The first mile climbed moderately up through a nice forest. Various bridges were scattered along the trail. A small breeze was blowing and the sharp cold reminded us that it was indeed winter. I was impressed with the amount of tree debris scattered everywhere on the ground. One of those recent storms must have been pretty intense to have caused so much tree damage. At least there wasn't much mud on the trail.

Eventually, the trail rises above the trees onto the relatively open areas on the crest of the Santa Cruz Mountains. We marveled at the views in the early morning sunlight as we approached the top of Borel Hill. Looking around, the views were quite extensive indeed and encompassed most of the Bay Area and beyond. I easily recognized the summit of Mount Saint Helena poking above the haze more than ninety miles to the north. The Pacific Ocean was visible beyond some mostly unknown (to us) mountains to the west- the only one we knew was our next goal: Mindego Hill.
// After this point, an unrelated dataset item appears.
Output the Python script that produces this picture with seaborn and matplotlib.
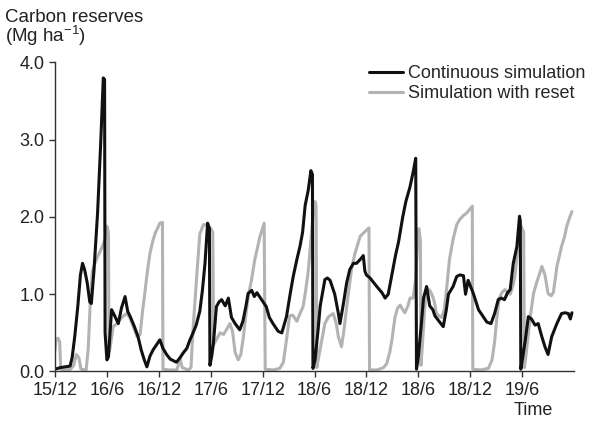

After taking several pictures, we made our way down the Bo Gimbal Trail back to the Ancient Oaks Trail and then on to the Charquin Trail which we followed to the Mindego Hill Trail. These trails feature many wonderful views of the distant Pacific Ocean as well as the many ridges and valleys on the west side of the Santa Cruz Mountains. Once again we marveled at the amount of living tree debris scattered on and around the trails. Big storms!

The Mindego Hill Trail is mostly shadeless, so we removed the warmer outer shells we'd been wearing and also took the opportunity for a short snack break. The distance along the trail to Mindego Hill was longer than I'd thought and I worried at first that Nora would start getting upset about the unplanned extra length of this hike, but no... She seemed to be enjoying herself as much as I was. While significantly lower than our previous goal of Borel Hill, Mindego was a far more scenic looking peak standing as isolated as it does. We passed through a couple of gates and followed the winding trail to a point near the top where there were some inviting rock outcropping for lunch and some photo opportunities.

Finally, after a nice break, we climbed the short remaining distance to the actual summit. The views were quite nice- especially to the west where the ocean was clearly visible. We took several photos of the views and each other before starting back down the scenic abeit muddy trail. In short order, we were back on the ridge we were to follow back to the trailhead.

On the way back I realized that once again, I'd not studied the map well enough to know what to expect. I'd thought that getting back to where we'd parked would be a short climb, but actually, as I now discovered, we were parked higher than the summit of Mindego Hill itself. Oops. We were getting tired and a bit footsore, so that last long climb back to the car wasn't expected nor welcomed, but we did it with hardly a single complaint (maybe we were too out of breath). At last we reached the trailhead and the truck. We were sore and tired, but basking in the success of this fine hike.